§ **EXERCISE DIRECTIONS**
Below is a listing to write out in full, exactly as given, without its pictures.

§ **DATASET SECTION**
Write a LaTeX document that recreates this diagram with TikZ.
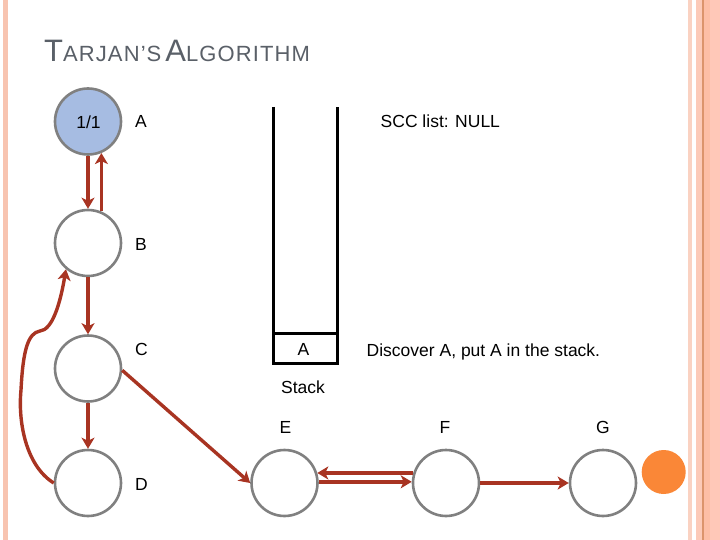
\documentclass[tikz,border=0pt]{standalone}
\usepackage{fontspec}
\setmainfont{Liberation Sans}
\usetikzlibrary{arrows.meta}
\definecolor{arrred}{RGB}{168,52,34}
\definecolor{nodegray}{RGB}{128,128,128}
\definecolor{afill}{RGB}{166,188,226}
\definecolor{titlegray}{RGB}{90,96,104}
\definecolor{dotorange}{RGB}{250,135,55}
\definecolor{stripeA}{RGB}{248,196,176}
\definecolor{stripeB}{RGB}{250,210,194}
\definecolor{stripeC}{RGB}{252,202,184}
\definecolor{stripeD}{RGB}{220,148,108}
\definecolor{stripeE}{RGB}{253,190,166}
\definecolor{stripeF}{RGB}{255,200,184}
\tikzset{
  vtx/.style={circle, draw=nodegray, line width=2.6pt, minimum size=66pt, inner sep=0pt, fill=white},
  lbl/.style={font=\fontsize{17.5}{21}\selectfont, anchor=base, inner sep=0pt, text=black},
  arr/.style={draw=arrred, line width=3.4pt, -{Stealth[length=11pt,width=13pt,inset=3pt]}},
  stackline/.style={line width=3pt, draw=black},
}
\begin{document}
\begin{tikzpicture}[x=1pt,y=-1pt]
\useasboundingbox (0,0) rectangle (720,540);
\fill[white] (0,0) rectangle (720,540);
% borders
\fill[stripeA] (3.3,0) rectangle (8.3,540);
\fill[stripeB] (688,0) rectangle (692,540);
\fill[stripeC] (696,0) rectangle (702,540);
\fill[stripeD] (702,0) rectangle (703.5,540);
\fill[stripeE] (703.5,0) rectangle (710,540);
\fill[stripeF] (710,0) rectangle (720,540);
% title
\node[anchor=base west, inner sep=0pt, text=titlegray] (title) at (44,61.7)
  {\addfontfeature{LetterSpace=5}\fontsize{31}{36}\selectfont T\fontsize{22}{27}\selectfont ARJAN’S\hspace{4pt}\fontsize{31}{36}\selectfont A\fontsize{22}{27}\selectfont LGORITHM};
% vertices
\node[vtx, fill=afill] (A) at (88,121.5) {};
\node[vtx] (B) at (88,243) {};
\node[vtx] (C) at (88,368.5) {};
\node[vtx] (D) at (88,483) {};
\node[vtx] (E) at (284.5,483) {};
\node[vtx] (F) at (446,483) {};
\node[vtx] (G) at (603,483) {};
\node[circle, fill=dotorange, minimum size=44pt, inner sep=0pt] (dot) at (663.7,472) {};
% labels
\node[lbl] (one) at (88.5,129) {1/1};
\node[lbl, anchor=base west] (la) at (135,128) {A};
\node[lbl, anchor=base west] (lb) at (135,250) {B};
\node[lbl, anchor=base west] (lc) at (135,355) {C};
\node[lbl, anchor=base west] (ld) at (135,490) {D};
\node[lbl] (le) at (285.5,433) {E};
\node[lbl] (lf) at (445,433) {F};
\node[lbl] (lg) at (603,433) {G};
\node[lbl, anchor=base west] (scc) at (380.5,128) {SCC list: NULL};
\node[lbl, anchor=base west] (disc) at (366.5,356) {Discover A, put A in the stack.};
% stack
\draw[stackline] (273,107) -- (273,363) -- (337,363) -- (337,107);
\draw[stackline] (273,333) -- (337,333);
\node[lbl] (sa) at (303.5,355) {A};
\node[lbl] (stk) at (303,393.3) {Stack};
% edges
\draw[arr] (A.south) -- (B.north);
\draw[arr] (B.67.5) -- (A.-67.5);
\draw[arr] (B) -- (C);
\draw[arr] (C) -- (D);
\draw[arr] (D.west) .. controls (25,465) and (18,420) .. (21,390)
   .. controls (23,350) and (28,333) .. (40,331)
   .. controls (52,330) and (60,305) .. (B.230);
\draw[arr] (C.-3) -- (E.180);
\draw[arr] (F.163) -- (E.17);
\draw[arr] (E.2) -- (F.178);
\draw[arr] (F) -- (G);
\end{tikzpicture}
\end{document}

§ **EXERCISE ANSWER**
Write a LaTeX document that recreates this diagram with TikZ.
\documentclass[tikz,border=0pt]{standalone}
\usepackage{fontspec}
\setmainfont{Liberation Sans}
\usetikzlibrary{arrows.meta}
\definecolor{arrred}{RGB}{168,52,34}
\definecolor{nodegray}{RGB}{128,128,128}
\definecolor{afill}{RGB}{166,188,226}
\definecolor{titlegray}{RGB}{90,96,104}
\definecolor{dotorange}{RGB}{250,135,55}
\definecolor{stripeA}{RGB}{248,196,176}
\definecolor{stripeB}{RGB}{250,210,194}
\definecolor{stripeC}{RGB}{252,202,184}
\definecolor{stripeD}{RGB}{220,148,108}
\definecolor{stripeE}{RGB}{253,190,166}
\definecolor{stripeF}{RGB}{255,200,184}
\tikzset{
  vtx/.style={circle, draw=nodegray, line width=2.6pt, minimum size=66pt, inner sep=0pt, fill=white},
  lbl/.style={font=\fontsize{17.5}{21}\selectfont, anchor=base, inner sep=0pt, text=black},
  arr/.style={draw=arrred, line width=3.4pt, -{Stealth[length=11pt,width=13pt,inset=3pt]}},
  stackline/.style={line width=3pt, draw=black},
}
\begin{document}
\begin{tikzpicture}[x=1pt,y=-1pt]
\useasboundingbox (0,0) rectangle (720,540);
\fill[white] (0,0) rectangle (720,540);
% borders
\fill[stripeA] (3.3,0) rectangle (8.3,540);
\fill[stripeB] (688,0) rectangle (692,540);
\fill[stripeC] (696,0) rectangle (702,540);
\fill[stripeD] (702,0) rectangle (703.5,540);
\fill[stripeE] (703.5,0) rectangle (710,540);
\fill[stripeF] (710,0) rectangle (720,540);
% title
\node[anchor=base west, inner sep=0pt, text=titlegray] (title) at (44,61.7)
  {\addfontfeature{LetterSpace=5}\fontsize{31}{36}\selectfont T\fontsize{22}{27}\selectfont ARJAN’S\hspace{4pt}\fontsize{31}{36}\selectfont A\fontsize{22}{27}\selectfont LGORITHM};
% vertices
\node[vtx, fill=afill] (A) at (88,121.5) {};
\node[vtx] (B) at (88,243) {};
\node[vtx] (C) at (88,368.5) {};
\node[vtx] (D) at (88,483) {};
\node[vtx] (E) at (284.5,483) {};
\node[vtx] (F) at (446,483) {};
\node[vtx] (G) at (603,483) {};
\node[circle, fill=dotorange, minimum size=44pt, inner sep=0pt] (dot) at (663.7,472) {};
% labels
\node[lbl] (one) at (88.5,129) {1/1};
\node[lbl, anchor=base west] (la) at (135,128) {A};
\node[lbl, anchor=base west] (lb) at (135,250) {B};
\node[lbl, anchor=base west] (lc) at (135,355) {C};
\node[lbl, anchor=base west] (ld) at (135,490) {D};
\node[lbl] (le) at (285.5,433) {E};
\node[lbl] (lf) at (445,433) {F};
\node[lbl] (lg) at (603,433) {G};
\node[lbl, anchor=base west] (scc) at (380.5,128) {SCC list: NULL};
\node[lbl, anchor=base west] (disc) at (366.5,356) {Discover A, put A in the stack.};
% stack
\draw[stackline] (273,107) -- (273,363) -- (337,363) -- (337,107);
\draw[stackline] (273,333) -- (337,333);
\node[lbl] (sa) at (303.5,355) {A};
\node[lbl] (stk) at (303,393.3) {Stack};
% edges
\draw[arr] (A.south) -- (B.north);
\draw[arr] (B.67.5) -- (A.-67.5);
\draw[arr] (B) -- (C);
\draw[arr] (C) -- (D);
\draw[arr] (D.west) .. controls (25,465) and (18,420) .. (21,390)
   .. controls (23,350) and (28,333) .. (40,331)
   .. controls (52,330) and (60,305) .. (B.230);
\draw[arr] (C.-3) -- (E.180);
\draw[arr] (F.163) -- (E.17);
\draw[arr] (E.2) -- (F.178);
\draw[arr] (F) -- (G);
\end{tikzpicture}
\end{document}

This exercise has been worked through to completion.